Justin Williams covers several aspects of this week’s App.net news, comparing it to his own Glassboard service. On finding a profitable niche:
“Finding an audience of people interested in your platform is challenging. This isn’t Field of Dreams where if you build it people will magically appear. Once you find that niche of users, you’ve got to ensure they’re also the type of folks that are willing to pay to support your platform. If they aren’t, you keep looking for a niche that will sustain your product.”
He also hits on the main thing that was probably holding App.net back: the stigma that it was just a Twitter clone. I’m more than a little disappointed that fellow developers didn’t get the power of the App.net API. Does Sunlit look like a Twitter app? Give me a break. App.net is hands down the best API of its kind.

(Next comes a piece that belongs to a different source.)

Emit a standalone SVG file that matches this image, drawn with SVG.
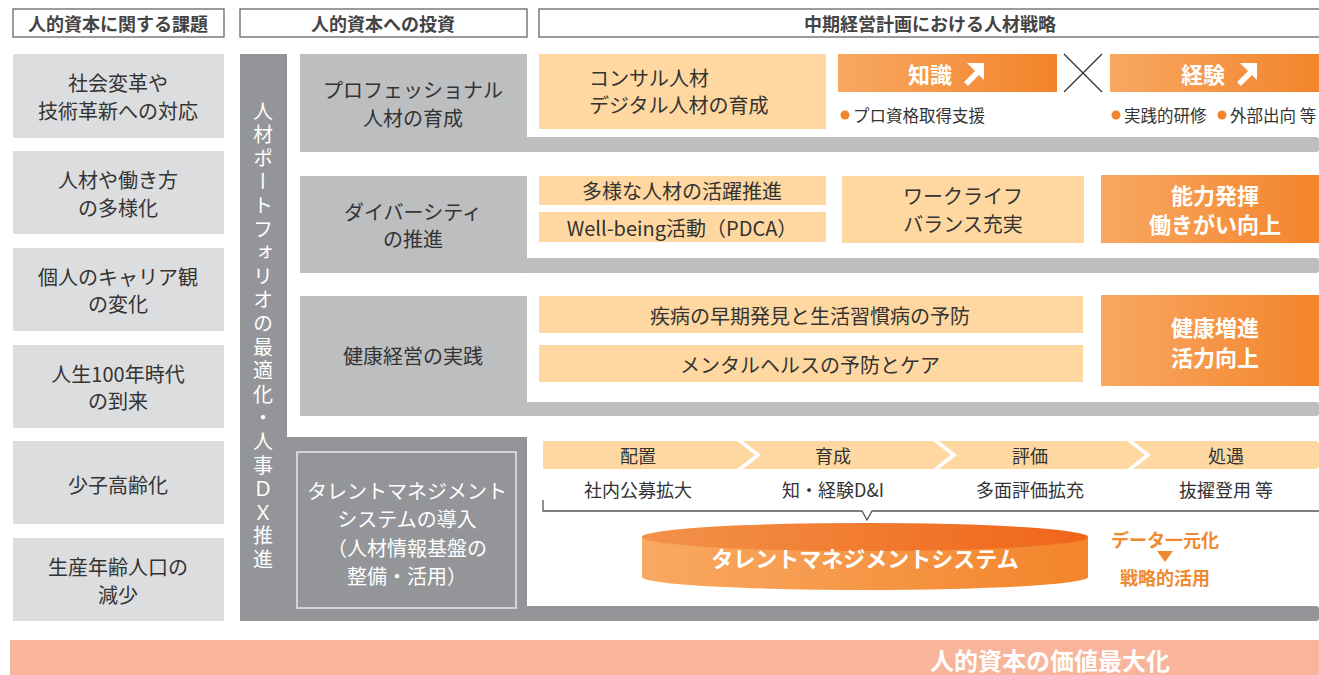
<svg xmlns="http://www.w3.org/2000/svg" width="1319" height="675" viewBox="0 0 1319 675">
<defs>
<linearGradient id="og" x1="0" y1="0" x2="1" y2="0">
<stop offset="0" stop-color="#f8a862"/>
<stop offset="1" stop-color="#f3832a"/>
</linearGradient>
<linearGradient id="cylTop" x1="0" y1="0" x2="1" y2="0">
<stop offset="0" stop-color="#f3924a"/>
<stop offset="1" stop-color="#ef6518"/>
</linearGradient>
<linearGradient id="cylBody" x1="0" y1="0" x2="1" y2="0">
<stop offset="0" stop-color="#f9a962"/>
<stop offset="1" stop-color="#f3842a"/>
</linearGradient>
<style>
text{font-family:"Noto Sans CJK JP","Noto Sans",sans-serif;dominant-baseline:central;text-anchor:middle;}
.hdr{fill:#fff;stroke:#666;stroke-width:1.3;}
.ht{font-size:18px;font-weight:bold;fill:#444;}
.lb{fill:#dcdddf;}
.lt{font-size:20px;fill:#333;}
.wl{font-size:20px;fill:#fff;}
.gs{fill:#bcbec0;}
.dg{fill:#939598;}
.pe{fill:#fed8a0;}
.og{fill:url(#og);}
.wt{font-size:22px;font-weight:bold;fill:#fff;}
.bt{font-size:16.5px;fill:#333;text-anchor:start;}
.dot{fill:#f3862b;}
.ct{font-size:18px;fill:#333;}
.ot{font-size:18px;font-weight:bold;fill:#f08a30;}
</style>
</defs>

<g id="headers">
<rect class="hdr" x="13" y="9" width="211" height="28"/>
<text class="ht" x="118" y="23">人的資本に関する課題</text>
<rect class="hdr" x="240" y="9" width="287" height="28"/>
<text class="ht" x="383" y="23">人的資本への投資</text>
<rect class="hdr" x="539" y="9" width="790" height="28"/>
<text class="ht" x="930" y="23">中期経営計画における人材戦略</text>
</g>

<g id="issues">
<g id="issue1"><rect class="lb" x="13" y="54" width="211" height="84"/>
<text class="lt" x="118" y="82">社会変革や</text><text class="lt" x="118" y="110">技術革新への対応</text></g>
<g id="issue2"><rect class="lb" x="13" y="151" width="211" height="83"/>
<text class="lt" x="118" y="179">人材や働き方</text><text class="lt" x="118" y="207">の多様化</text></g>
<g id="issue3"><rect class="lb" x="13" y="248" width="211" height="83"/>
<text class="lt" x="118" y="276">個人のキャリア観</text><text class="lt" x="118" y="303">の変化</text></g>
<g id="issue4"><rect class="lb" x="13" y="345" width="211" height="83"/>
<text class="lt" x="118" y="373">人生100年時代</text><text class="lt" x="118" y="400">の到来</text></g>
<g id="issue5"><rect class="lb" x="13" y="441" width="211" height="83"/>
<text class="lt" x="118" y="484">少子高齢化</text></g>
<g id="issue6"><rect class="lb" x="13" y="538" width="211" height="83"/>
<text class="lt" x="118" y="566">生産年齢人口の</text><text class="lt" x="118" y="594">減少</text></g>
</g>

<g id="portfolio-bar">
<rect class="dg" x="240" y="54" width="47" height="567"/>
<text x="263" y="337" font-size="20" fill="#fff" writing-mode="vertical-rl" letter-spacing="3.6">人材ポートフォリオの最適化・人事ＤＸ推進</text>
</g>

<g id="sec-professional">
<rect class="gs" x="300" y="54" width="227" height="98"/>
<rect class="gs" x="520" y="137" width="799" height="15" rx="3"/>
<text class="lt" x="413" y="89">プロフェッショナル</text>
<text class="lt" x="413" y="117">人材の育成</text>
<g id="consul"><rect class="pe" x="539" y="54" width="287" height="75"/>
<text class="lt" x="589" y="77" style="text-anchor:start">コンサル人材</text>
<text class="lt" x="589" y="104" style="text-anchor:start">デジタル人材の育成</text></g>
<g id="chishiki"><rect class="og" x="838" y="54" width="219" height="38"/>
<text class="wt" x="930" y="73">知識</text>
<path d="M966,84 L978,72" stroke="#fff" stroke-width="5.5" fill="none"/>
<polygon points="984,63 984,80 967,63" fill="#fff"/></g>
<g id="cross"><path d="M1064,54 L1102,92 M1102,54 L1064,92" stroke="#333" stroke-width="1.3" fill="none"/></g>
<g id="keiken"><rect class="og" x="1110" y="54" width="215" height="38"/>
<text class="wt" x="1203" y="73">経験</text>
<path d="M1239,84 L1251,72" stroke="#fff" stroke-width="5.5" fill="none"/>
<polygon points="1257,63 1257,80 1240,63" fill="#fff"/></g>
<circle class="dot" cx="845" cy="115" r="4.5"/>
<text class="bt" x="853" y="115">プロ資格取得支援</text>
<circle class="dot" cx="1116" cy="115" r="4.5"/>
<text class="bt" x="1124" y="115">実践的研修</text>
<circle class="dot" cx="1222" cy="115" r="4.5"/>
<text class="bt" x="1230" y="115">外部出向 等</text>
</g>

<g id="sec-diversity">
<rect class="gs" x="300" y="176" width="227" height="97"/>
<rect class="gs" x="520" y="258" width="799" height="15" rx="3"/>
<text class="lt" x="413" y="211">ダイバーシティ</text>
<text class="lt" x="413" y="238">の推進</text>
<rect class="pe" x="539" y="176" width="287" height="29"/>
<text class="lt" x="682" y="190">多様な人材の活躍推進</text>
<rect class="pe" x="539" y="212" width="287" height="30"/>
<text class="lt" x="682" y="227">Well-being活動（PDCA）</text>
<rect class="pe" x="842" y="176" width="242" height="67"/>
<text class="lt" x="963" y="195">ワークライフ</text>
<text class="lt" x="963" y="223">バランス充実</text>
<rect class="og" x="1101" y="175" width="224" height="68"/>
<text class="wt" x="1215" y="194">能力発揮</text>
<text class="wt" x="1215" y="223">働きがい向上</text>
</g>

<g id="sec-health">
<rect class="gs" x="300" y="296" width="227" height="120"/>
<rect class="gs" x="520" y="402" width="799" height="14" rx="3"/>
<text class="lt" x="413" y="355">健康経営の実践</text>
<rect class="pe" x="539" y="296" width="544" height="37"/>
<text class="lt" x="810" y="315">疾病の早期発見と生活習慣病の予防</text>
<rect class="pe" x="539" y="345" width="544" height="37"/>
<text class="lt" x="810" y="364">メンタルヘルスの予防とケア</text>
<rect class="og" x="1101" y="295" width="224" height="91"/>
<text class="wt" x="1215" y="326">健康増進</text>
<text class="wt" x="1215" y="356">活力向上</text>
</g>

<g id="sec-talent">
<rect class="dg" x="280" y="437" width="247" height="184"/>
<rect class="dg" x="520" y="606" width="799" height="15" rx="3"/>
<rect x="297" y="452" width="219" height="156" fill="none" stroke="#e8e8e8" stroke-width="1.5"/>
<text class="wl" x="407" y="490">タレントマネジメント</text>
<text class="wl" x="407" y="518">システムの導入</text>
<text class="wl" x="407" y="547">（人材情報基盤の</text>
<text class="wl" x="407" y="575">整備・活用）</text>
<g id="chevrons">
<path class="pe" d="M543,441 H737 L755,455 L737,469 H543 Z"/>
<path class="pe" d="M743,441 H933 L951,455 L933,469 H743 L761,455 Z"/>
<path class="pe" d="M939,441 H1127 L1145,455 L1127,469 H939 L957,455 Z"/>
<path class="pe" d="M1133,441 H1315 Q1319,441 1319,445 V465 Q1319,469 1315,469 H1133 L1151,455 Z"/>
<text class="ct" x="638" y="455">配置</text>
<text class="ct" x="833" y="455">育成</text>
<text class="ct" x="1030" y="455">評価</text>
<text class="ct" x="1226" y="455">処遇</text>
<text class="ct" x="638" y="489">社内公募拡大</text>
<text class="ct" x="833" y="489">知・経験D&amp;I</text>
<text class="ct" x="1030" y="489">多面評価拡充</text>
<text class="ct" x="1226" y="489">抜擢登用 等</text>
</g>
<path d="M543,500 V511 H862 L867,520 L872,511 H1319" fill="none" stroke="#555" stroke-width="1.3"/>
<g id="tms">
<path d="M642,537 V577 A223,13 0 0 0 1088,577 V537 Z" fill="url(#cylBody)"/>
<ellipse cx="865" cy="537" rx="223" ry="14" fill="url(#cylTop)"/>
<text x="865" y="557" font-size="22" font-weight="bold" fill="#fff">タレントマネジメントシステム</text>
</g>
<text class="ot" x="1165" y="539">データ一元化</text>
<polygon points="1157,551 1173,551 1165,562" fill="#f08a30"/>
<text class="ot" x="1165" y="577">戦略的活用</text>
</g>

<g id="result">
<rect x="10" y="640" width="1309" height="35" fill="#f9b59b"/>
<text x="1050" y="659" font-size="24" font-weight="bold" fill="#fff">人的資本の価値最大化</text>
</g>
</svg>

So now we figure out what’s next. In the short term, not much changes. Tomorrow I’ll read my App.net timeline, make a few posts, reply and star as usual. Next week I’ll do the same. At WWDC I’ll use App.net messaging apps to coordinate meeting up with friends.
There’s no shame in shooting for the stars and missing. I’m thankful that even as the founders tried a few things outside micro-blogging over the last year, they never compromised on their original mission for the service. They never sold out users or developers, and the servers hum along in testament to that fact, as if nothing that’s good will ever really change.